Uganda's President Yoweri Museveni on Wednesday defied international calls to rescind an anti-gay law seen as one of the world's harshest, including a potential death penalty for "aggravated homosexuality".
"The signing of the bill is finished. No one will move us," Museveni said in a statement after a meeting with members of his National Resistance Movement party.
"The NRM has never had two languages. What we tell you during the day is what we shall tell you during the night," he said.
Ugandan activists have called on international donors to impose sanctions against the East African country's leaders over the law.
In a joint statement on Monday, after the law was signed, the rights groups denounced a "dangerous and discriminatory" law would further crimp freedoms for civil society under Museveni, whose rule has become increasingly authoritarian since he took power in 1986.

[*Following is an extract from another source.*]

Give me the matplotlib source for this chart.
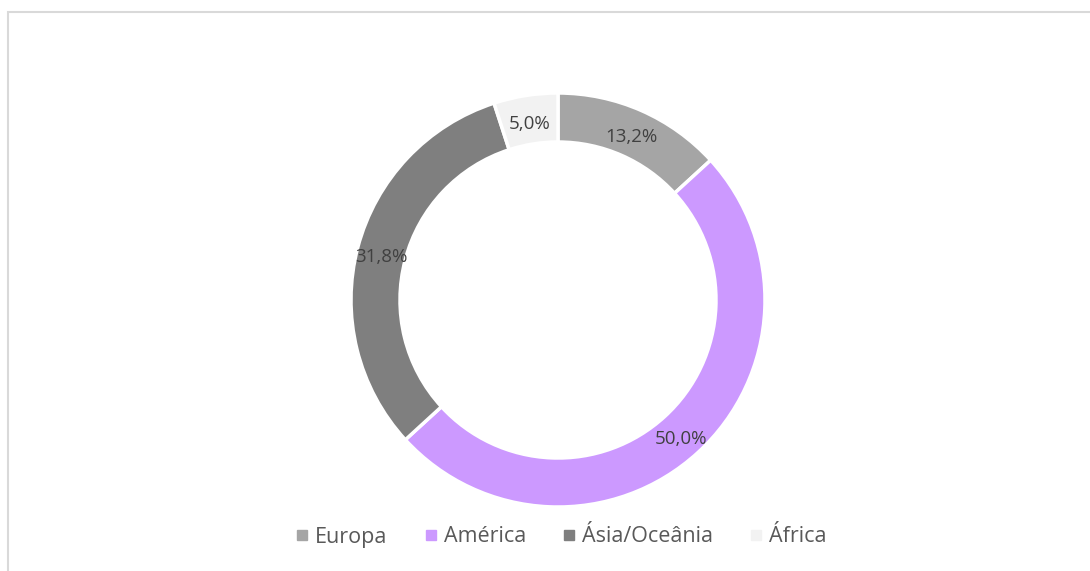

US President Joe Biden, the European Union and UN chief Antonio Guterres have also slammed the legislation, warning that foreign aid and investment for Uganda could be jeopardised unless the law is repealed.
In 2014, international donors slashed aid to Uganda after Museveni approved a bill that sought to impose life imprisonment for homosexual relations, which was later overturned.
But the latest anti-gay law has enjoyed broad support in the conservative country, where lawmakers have defended the measures as a necessary bulwark against Western immorality.
"President Museveni urged Ugandans to remain firm, pointing out that the issue of homosexuality is a serious one that concerns the human race," his office said in the statement.